The report also said that in 57 deliveries conducted at community health centres in the district, no deaths of mothers or newborns had been reported. "People in the camps have not informed us or got the deaths registered with proper death certificates. So, on government records, not a single death of infants from cold has been recorded," says the report.

While not refuting that parents had not sought death certificates, a member of the committee running the Malakpur camp, Chaudhary Gulshad, said, "The government should come and see the graves that we have dug around the camps. Parents who have lost one child have to deal with protecting their other kids from cold, while trying to make a living. They don't have time to go filling forms. Whenever government doctors have come here and asked us for reports, we have made them meet the parents."
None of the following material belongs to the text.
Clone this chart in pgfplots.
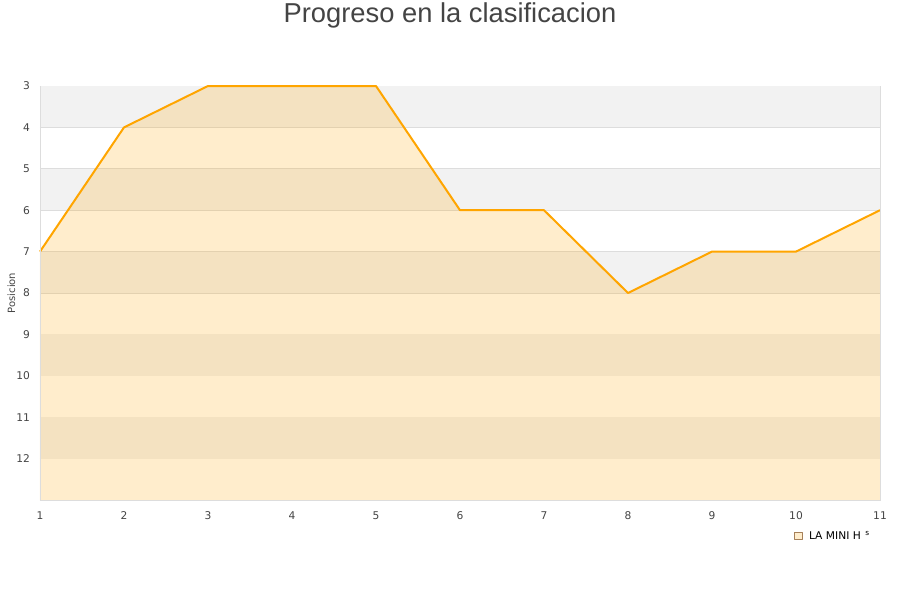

He added that camp organisers were putting together a list of deaths from 12 camps, to submit before the SDM of the area.

Kairana in Shamli district, where most of the relief camps are located, officially has around 3,000 people living in three camps (locals say the number is three times that figure, in around 12 camps). According to locals, Kairana MLA, the BJP's Hukum Singh, who has been booked for inciting the riots, has not visited any of the relief camps. The area MP, the BSP's Begum Tabassum Hasan, has never visited either, nor has son Naheed, who is in the SP.
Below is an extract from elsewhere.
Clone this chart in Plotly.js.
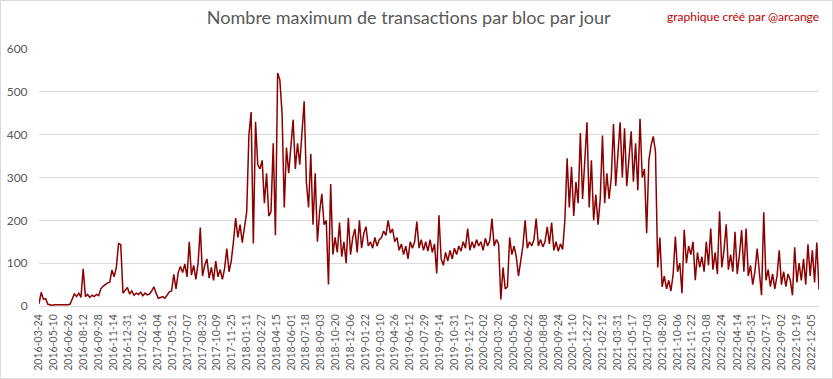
<!DOCTYPE html>
<html><head><meta charset="utf-8">
<script src="https://cdn.plot.ly/plotly-3.0.1.min.js"></script>
<style>
html,body{margin:0;padding:0;background:#fff}
#frame{width:833px;height:379px;box-sizing:border-box;border:1px solid #d9d9d9;}
#chart{width:831px;height:377px}
</style></head>
<body><div id="frame"><div id="chart"></div></div>
<script>
// Weekly samples (max transactions per block per day)
const startDate = '2016-03-24';
const stepDays = 7;
const maxTx = [
  5, 32, 16, 17, 4,   3, 2, 3, 3, 2,   3, 3, 2, 3, 4,   15, 28, 22, 30, 20,
  87, 22, 27, 20, 25,   22, 27, 24, 40, 46,   50, 54, 55, 84, 68,   90, 146, 143, 30, 38,
  43, 28, 35, 25, 30,   27, 32, 24, 30, 26,   28, 35, 45, 30, 18,   20, 22, 18, 25, 33,
  35, 74, 40, 78, 92,   78, 98, 68, 150, 72,   95, 62, 100, 183, 70,   95, 110, 65, 90, 60,
  105, 68, 85, 62, 88,   134, 80, 105, 150, 205,   160, 190, 148, 180, 220,   400, 453, 146, 430, 330,
  320, 340, 240, 310, 210,   220, 380, 165, 544, 528,   450, 230, 370, 310, 365,   435, 320, 380, 330, 400,
  478, 290, 230, 355, 190,   310, 150, 220, 262, 190,   200, 50, 285, 120, 160,   125, 195, 115, 150, 100,
  206, 120, 160, 180, 125,   200, 135, 170, 185, 140,   150, 135, 160, 140, 155,   160, 175, 165, 200, 170,
  180, 150, 160, 130, 145,   120, 140, 110, 150, 135,   150, 197, 135, 155, 130,   150, 128, 155, 125, 145,
  76, 212, 110, 95, 125,   105, 130, 110, 135, 120,   140, 128, 150, 135, 181,   130, 150, 135, 155, 140,
  150, 130, 158, 140, 152,   204, 140, 155, 145, 15,   90, 40, 45, 160, 120,   140, 115, 70, 110, 140,
  200, 135, 150, 140, 155,   204, 140, 155, 138, 150,   185, 145, 195, 130, 150,   128, 145, 132, 200, 345,
  230, 325, 210, 290, 240,   404, 250, 350, 429, 230,   340, 200, 260, 190, 250,   398, 240, 310, 250, 300,
  425, 280, 350, 429, 300,   415, 280, 340, 408, 290,   380, 270, 437, 300, 320,   170, 340, 375, 396, 360,
  90, 160, 45, 70, 40,   60, 35, 75, 162, 80,   100, 30, 178, 100, 140,   120, 150, 60, 125, 90,
  115, 80, 150, 95, 181,   85, 125, 75, 221, 90,   130, 191, 85, 120, 80,   173, 75, 120, 177, 80,
  181, 70, 95, 50, 80,   134, 80, 25, 219, 60,   85, 45, 75, 40, 70,   130, 50, 80, 45, 75,
  60, 25, 137, 55, 100,   60, 110, 50, 144, 70,   130, 55, 148, 38
];
const tickLabels = [
  '2016-03-24','2016-05-10','2016-06-26','2016-08-12','2016-09-28','2016-11-14','2016-12-31',
  '2017-02-16','2017-04-04','2017-05-21','2017-07-07','2017-08-23','2017-10-09','2017-11-25',
  '2018-01-11','2018-02-27','2018-04-15','2018-06-01','2018-07-18','2018-09-03','2018-10-20','2018-12-06',
  '2019-01-22','2019-03-10','2019-04-26','2019-06-12','2019-07-29','2019-09-14','2019-10-31','2019-12-17',
  '2020-02-02','2020-03-20','2020-05-06','2020-06-22','2020-08-08','2020-09-24','2020-11-10','2020-12-27',
  '2021-02-12','2021-03-31','2021-05-17','2021-07-03','2021-08-20','2021-10-06','2021-11-22',
  '2022-01-08','2022-02-24','2022-04-14','2022-05-31','2022-07-17','2022-09-02','2022-10-19','2022-12-05'
];
const yTicks = [0, 100, 200, 300, 400, 500, 600];

function addDays(s, n) {
  const d = new Date(s + 'T00:00:00Z');
  d.setUTCDate(d.getUTCDate() + n);
  return d.toISOString().slice(0, 10);
}
const dates = maxTx.map((_, i) => addDays(startDate, i * stepDays));

const gray = '#595959';
const trace = {
  x: dates, y: maxTx, type: 'scatter', mode: 'lines',
  line: {color: '#8b0000', width: 1.5}, hoverinfo: 'skip'
};
const layout = {
  width: 831, height: 377,
  margin: {l: 38, r: 13, t: 48, b: 72, pad: 0},
  paper_bgcolor: '#fff', plot_bgcolor: '#fff',
  showlegend: false,
  font: {family: 'Lato, "Liberation Sans", sans-serif', color: gray},
  title: {
    text: 'Nombre maximum de transactions par bloc par jour',
    font: {family: 'Lato, sans-serif', size: 18, color: gray},
    xref: 'paper', x: 0.474, xanchor: 'center',
    yref: 'container', y: 0.955, yanchor: 'middle'
  },
  xaxis: {
    type: 'date',
    range: [dates[0], dates[dates.length - 1]],
    tickmode: 'array', tickvals: tickLabels, ticktext: tickLabels,
    tickangle: -90,
    tickfont: {family: 'Lato, sans-serif', size: 10.5, color: gray},
    showgrid: false, zeroline: false,
    showline: true, linecolor: '#d9d9d9', linewidth: 1,
    ticks: 'outside', ticklen: 3, tickcolor: 'rgba(0,0,0,0)'
  },
  yaxis: {
    range: [0, 600],
    tickmode: 'array', tickvals: yTicks,
    tickfont: {family: 'Lato, sans-serif', size: 12, color: gray},
    showgrid: true, gridcolor: '#d9d9d9', gridwidth: 1,
    zeroline: false, showline: false,
    ticks: 'outside', ticklen: 8, tickcolor: 'rgba(0,0,0,0)'
  },
  annotations: [{
    text: 'graphique créé par @arcange',
    xref: 'paper', yref: 'paper', x: 1.003, y: 1.125,
    xanchor: 'right', yanchor: 'middle', showarrow: false,
    font: {family: 'Lato, sans-serif', size: 12, color: '#c00000'}
  }]
};
Plotly.newPlot('chart', [trace], layout, {displayModeBar: false, staticPlot: true});
</script>
</body></html>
A prominent BSP leader of the area, Hasan's brother-in-law Kawar Hasan helped set up one of the area's largest camps, in Malkpur, and funded most of the tents and amenities like the installation of toilets, but has not visited camps in Suneti, Barnawi and Bipur.

Shamli MLA Pankaj Malik of the Congress has not paid a visit, and neither has BSP MP from Muzaffarnagar Kadir Rana, who is also accused of inciting the riots.

While UP Chief Minister Akhilesh Yadav and uncle and state minister Shivpal Yadav did visit, they came to only camps in Shahpur and Kandhla, in September. Congress president Sonia Gandhi, vice-president Rahul Gandhi and Prime Minister Manmohan Singh also came calling that month, to camps in Basikala and Shahpur.

According to Nawab, a resident of Lakh village living in a camp in Bernawi in Shamli, "Political leaders came till Basikala and Kandhla, where people at least had roofs of madrasa buildings. We have been living in open fields under tarpaulin sheets. The dew is so much that the quilts get wet, rations have been stopped."

Sajidi, a resident of Fugana who lost her 15-day-old newborn in the Loi camp in Muzaffarnagar, questions the ruckus in Parliament. "Netas can scream in the comfort of Delhi and think they are fooling people into giving them votes. We are suffering everyday in the cold and burying our children, but not even local leaders can spare the time to see us," she said.

Some leaders who have visited the camps are the SP's Abu Azmi, Congress leaders Buta Singh and Shakeel Saifi and the minority commission chairperson.

The Centre has now sent an NCPCR (National Commission for Protection of Child Rights) team to Shamli and Muzaffarnagar to investigate the deaths.